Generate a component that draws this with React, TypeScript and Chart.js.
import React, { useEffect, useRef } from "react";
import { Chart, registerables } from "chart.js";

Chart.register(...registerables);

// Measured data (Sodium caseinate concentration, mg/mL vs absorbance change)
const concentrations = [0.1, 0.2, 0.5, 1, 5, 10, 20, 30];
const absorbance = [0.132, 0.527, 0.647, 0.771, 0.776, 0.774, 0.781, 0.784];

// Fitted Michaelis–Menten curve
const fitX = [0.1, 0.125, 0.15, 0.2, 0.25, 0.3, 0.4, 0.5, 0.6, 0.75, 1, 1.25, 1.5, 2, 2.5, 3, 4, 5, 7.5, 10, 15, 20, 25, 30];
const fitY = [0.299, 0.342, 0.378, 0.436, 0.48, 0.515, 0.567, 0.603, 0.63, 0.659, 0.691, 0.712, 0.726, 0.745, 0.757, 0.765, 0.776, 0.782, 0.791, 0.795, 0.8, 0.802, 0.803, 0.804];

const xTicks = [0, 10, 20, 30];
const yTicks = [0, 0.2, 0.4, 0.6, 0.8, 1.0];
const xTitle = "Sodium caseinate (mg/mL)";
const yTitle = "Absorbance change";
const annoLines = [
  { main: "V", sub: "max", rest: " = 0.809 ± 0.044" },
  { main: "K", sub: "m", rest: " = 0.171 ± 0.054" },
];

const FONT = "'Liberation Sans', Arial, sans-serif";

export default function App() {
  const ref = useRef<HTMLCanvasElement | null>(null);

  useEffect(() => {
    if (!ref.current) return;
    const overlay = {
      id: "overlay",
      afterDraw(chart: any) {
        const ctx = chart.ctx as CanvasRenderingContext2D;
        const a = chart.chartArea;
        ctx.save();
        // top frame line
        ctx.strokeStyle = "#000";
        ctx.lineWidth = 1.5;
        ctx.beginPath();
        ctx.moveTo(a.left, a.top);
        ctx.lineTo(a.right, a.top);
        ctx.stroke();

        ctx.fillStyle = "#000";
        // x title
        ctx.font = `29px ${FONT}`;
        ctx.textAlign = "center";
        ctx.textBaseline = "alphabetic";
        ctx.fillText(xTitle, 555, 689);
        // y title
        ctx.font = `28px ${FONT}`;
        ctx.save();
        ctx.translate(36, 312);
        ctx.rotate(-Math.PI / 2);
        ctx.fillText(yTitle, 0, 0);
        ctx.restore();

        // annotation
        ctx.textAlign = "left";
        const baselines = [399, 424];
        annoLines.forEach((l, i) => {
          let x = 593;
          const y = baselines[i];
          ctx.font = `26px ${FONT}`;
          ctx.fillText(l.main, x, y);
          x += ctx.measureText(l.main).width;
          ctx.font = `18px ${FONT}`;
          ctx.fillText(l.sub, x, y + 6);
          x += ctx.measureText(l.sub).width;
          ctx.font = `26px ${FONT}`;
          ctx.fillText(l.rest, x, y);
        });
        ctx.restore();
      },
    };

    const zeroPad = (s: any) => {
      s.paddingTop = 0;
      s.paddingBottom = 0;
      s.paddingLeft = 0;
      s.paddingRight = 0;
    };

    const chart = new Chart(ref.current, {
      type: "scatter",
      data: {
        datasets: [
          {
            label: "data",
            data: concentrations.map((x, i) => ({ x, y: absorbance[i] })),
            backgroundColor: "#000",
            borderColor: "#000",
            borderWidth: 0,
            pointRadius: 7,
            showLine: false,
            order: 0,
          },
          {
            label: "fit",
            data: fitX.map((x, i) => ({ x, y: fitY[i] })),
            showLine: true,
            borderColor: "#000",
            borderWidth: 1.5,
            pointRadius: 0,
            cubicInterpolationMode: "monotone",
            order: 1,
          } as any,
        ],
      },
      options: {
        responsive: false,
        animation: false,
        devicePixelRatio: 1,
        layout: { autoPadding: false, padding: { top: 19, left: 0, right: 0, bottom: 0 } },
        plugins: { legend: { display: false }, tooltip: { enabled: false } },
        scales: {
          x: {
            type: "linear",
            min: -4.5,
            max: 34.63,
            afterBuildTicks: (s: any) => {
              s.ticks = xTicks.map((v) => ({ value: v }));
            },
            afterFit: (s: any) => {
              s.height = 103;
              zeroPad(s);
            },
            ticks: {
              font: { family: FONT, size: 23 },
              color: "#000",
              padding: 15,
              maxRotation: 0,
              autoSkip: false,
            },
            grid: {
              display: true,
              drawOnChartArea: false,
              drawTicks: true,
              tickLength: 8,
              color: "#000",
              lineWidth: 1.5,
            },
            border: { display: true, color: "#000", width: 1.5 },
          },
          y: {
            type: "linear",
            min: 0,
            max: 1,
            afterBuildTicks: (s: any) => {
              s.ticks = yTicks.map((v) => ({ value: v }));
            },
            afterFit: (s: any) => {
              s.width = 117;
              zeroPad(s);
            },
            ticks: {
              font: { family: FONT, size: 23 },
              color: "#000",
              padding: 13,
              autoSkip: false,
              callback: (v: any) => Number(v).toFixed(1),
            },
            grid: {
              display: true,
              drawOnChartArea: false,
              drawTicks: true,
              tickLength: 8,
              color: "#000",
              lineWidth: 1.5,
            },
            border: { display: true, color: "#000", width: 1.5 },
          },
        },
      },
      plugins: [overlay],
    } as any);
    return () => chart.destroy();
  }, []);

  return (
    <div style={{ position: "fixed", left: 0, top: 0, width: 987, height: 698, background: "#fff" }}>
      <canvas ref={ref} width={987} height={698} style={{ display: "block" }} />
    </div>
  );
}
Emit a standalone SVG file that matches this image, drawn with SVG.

_____

TASK STATEMENT
Give the material above again, word for word.

CORRECT ANSWER
Generate a component that draws this with React, TypeScript and Chart.js.
import React, { useEffect, useRef } from "react";
import { Chart, registerables } from "chart.js";

Chart.register(...registerables);

// Measured data (Sodium caseinate concentration, mg/mL vs absorbance change)
const concentrations = [0.1, 0.2, 0.5, 1, 5, 10, 20, 30];
const absorbance = [0.132, 0.527, 0.647, 0.771, 0.776, 0.774, 0.781, 0.784];

// Fitted Michaelis–Menten curve
const fitX = [0.1, 0.125, 0.15, 0.2, 0.25, 0.3, 0.4, 0.5, 0.6, 0.75, 1, 1.25, 1.5, 2, 2.5, 3, 4, 5, 7.5, 10, 15, 20, 25, 30];
const fitY = [0.299, 0.342, 0.378, 0.436, 0.48, 0.515, 0.567, 0.603, 0.63, 0.659, 0.691, 0.712, 0.726, 0.745, 0.757, 0.765, 0.776, 0.782, 0.791, 0.795, 0.8, 0.802, 0.803, 0.804];

const xTicks = [0, 10, 20, 30];
const yTicks = [0, 0.2, 0.4, 0.6, 0.8, 1.0];
const xTitle = "Sodium caseinate (mg/mL)";
const yTitle = "Absorbance change";
const annoLines = [
  { main: "V", sub: "max", rest: " = 0.809 ± 0.044" },
  { main: "K", sub: "m", rest: " = 0.171 ± 0.054" },
];

const FONT = "'Liberation Sans', Arial, sans-serif";

export default function App() {
  const ref = useRef<HTMLCanvasElement | null>(null);

  useEffect(() => {
    if (!ref.current) return;
    const overlay = {
      id: "overlay",
      afterDraw(chart: any) {
        const ctx = chart.ctx as CanvasRenderingContext2D;
        const a = chart.chartArea;
        ctx.save();
        // top frame line
        ctx.strokeStyle = "#000";
        ctx.lineWidth = 1.5;
        ctx.beginPath();
        ctx.moveTo(a.left, a.top);
        ctx.lineTo(a.right, a.top);
        ctx.stroke();

        ctx.fillStyle = "#000";
        // x title
        ctx.font = `29px ${FONT}`;
        ctx.textAlign = "center";
        ctx.textBaseline = "alphabetic";
        ctx.fillText(xTitle, 555, 689);
        // y title
        ctx.font = `28px ${FONT}`;
        ctx.save();
        ctx.translate(36, 312);
        ctx.rotate(-Math.PI / 2);
        ctx.fillText(yTitle, 0, 0);
        ctx.restore();

        // annotation
        ctx.textAlign = "left";
        const baselines = [399, 424];
        annoLines.forEach((l, i) => {
          let x = 593;
          const y = baselines[i];
          ctx.font = `26px ${FONT}`;
          ctx.fillText(l.main, x, y);
          x += ctx.measureText(l.main).width;
          ctx.font = `18px ${FONT}`;
          ctx.fillText(l.sub, x, y + 6);
          x += ctx.measureText(l.sub).width;
          ctx.font = `26px ${FONT}`;
          ctx.fillText(l.rest, x, y);
        });
        ctx.restore();
      },
    };

    const zeroPad = (s: any) => {
      s.paddingTop = 0;
      s.paddingBottom = 0;
      s.paddingLeft = 0;
      s.paddingRight = 0;
    };

    const chart = new Chart(ref.current, {
      type: "scatter",
      data: {
        datasets: [
          {
            label: "data",
            data: concentrations.map((x, i) => ({ x, y: absorbance[i] })),
            backgroundColor: "#000",
            borderColor: "#000",
            borderWidth: 0,
            pointRadius: 7,
            showLine: false,
            order: 0,
          },
          {
            label: "fit",
            data: fitX.map((x, i) => ({ x, y: fitY[i] })),
            showLine: true,
            borderColor: "#000",
            borderWidth: 1.5,
            pointRadius: 0,
            cubicInterpolationMode: "monotone",
            order: 1,
          } as any,
        ],
      },
      options: {
        responsive: false,
        animation: false,
        devicePixelRatio: 1,
        layout: { autoPadding: false, padding: { top: 19, left: 0, right: 0, bottom: 0 } },
        plugins: { legend: { display: false }, tooltip: { enabled: false } },
        scales: {
          x: {
            type: "linear",
            min: -4.5,
            max: 34.63,
            afterBuildTicks: (s: any) => {
              s.ticks = xTicks.map((v) => ({ value: v }));
            },
            afterFit: (s: any) => {
              s.height = 103;
              zeroPad(s);
            },
            ticks: {
              font: { family: FONT, size: 23 },
              color: "#000",
              padding: 15,
              maxRotation: 0,
              autoSkip: false,
            },
            grid: {
              display: true,
              drawOnChartArea: false,
              drawTicks: true,
              tickLength: 8,
              color: "#000",
              lineWidth: 1.5,
            },
            border: { display: true, color: "#000", width: 1.5 },
          },
          y: {
            type: "linear",
            min: 0,
            max: 1,
            afterBuildTicks: (s: any) => {
              s.ticks = yTicks.map((v) => ({ value: v }));
            },
            afterFit: (s: any) => {
              s.width = 117;
              zeroPad(s);
            },
            ticks: {
              font: { family: FONT, size: 23 },
              color: "#000",
              padding: 13,
              autoSkip: false,
              callback: (v: any) => Number(v).toFixed(1),
            },
            grid: {
              display: true,
              drawOnChartArea: false,
              drawTicks: true,
              tickLength: 8,
              color: "#000",
              lineWidth: 1.5,
            },
            border: { display: true, color: "#000", width: 1.5 },
          },
        },
      },
      plugins: [overlay],
    } as any);
    return () => chart.destroy();
  }, []);

  return (
    <div style={{ position: "fixed", left: 0, top: 0, width: 987, height: 698, background: "#fff" }}>
      <canvas ref={ref} width={987} height={698} style={{ display: "block" }} />
    </div>
  );
}
Emit a standalone SVG file that matches this image, drawn with SVG.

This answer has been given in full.